Wednesday, September 9, 2009

Autumn flowerboxes

Most of the summer flowers in my flower box were spent, so this morning I bought some new ones for fall. They give me immense pleasure and I try to plant them so that they look as good from the inside as from outside because I see them more from the inside. I went with Erica and Cyclamen because they seem to grow through the winter.

On my way to the flower shop I stopped into Frari (Santa Maria Gloriosa dei Frari), one of the twin Gothics of Venice. I hadn't been into Frari in almost year a year.
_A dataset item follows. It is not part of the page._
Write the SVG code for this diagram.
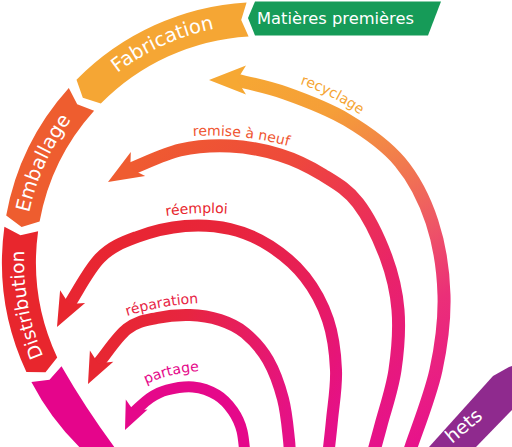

It never ceases to amaze. The interior skeleton of bare bricks is encrusted with ornate marble tombs accreted over the centuries like baroque pearls. Above, the vaults are bare; there is virtually no fresco work in the nave, some in the vaults of the transept and altar, but in the style of Byzantine mosaics rather than in Italian medieval fresco style. These frescoes are like frayed embroidered quilts. The alternating diamonds of carmel and ivory-colored marble are found on the floor of most of the large churches in Venice.

The Canova tomb, which he designed for Titziano but was buried in himself, is romantically mysterious, its door half open like all the little mausoleums -- the little houses of the dead -- that fill the cemteries on Lido. Why ajar? Are they coming or going?

Several of the other altars were designed by baroque architect Baldassare Longhena, who designed Santa Maria della Salute at the age of 26. The are huge in scale, incredibly ornate in decoration; already, the baroque has begun to veer into the grotesque. It is easy to get lost in the detail, but it is the sheer volume of light and space so strikingly framed that is the most amazing thing about Frari.

That and the Bellini triptich in the sacristy. I fell in love with that painting my first time in Venice, in 1990, and still consider it at the top of a very short list of the most beautiful paintings in the world. Looking at it, you see the Renaissance in perfect flower, so lifelike as to breathe. It is serene and touching in its humanity; the palette is vivid and jewel-toned palette; the architecture of the little chapel surrounding it and the gold frame holding it are reflected in the painting. It could only be properly seen here, where it was intended to be.

In the famous Tiziano Assumption above the altar high renaissance drama supersedes the quiet, classic interior world of Bellini. Nearby, there were white roses on the white marble gravestone of Claudio Monteverdi in the floor of a gated chapel.

There are few places quite so rich in exuberant artistic invention.

Tonight, La Traviata at La Fenice with Patrizia Ciofi as Violetta and Vittorio Grigolo as Alfredo. I hope it's as good as I hope it will be.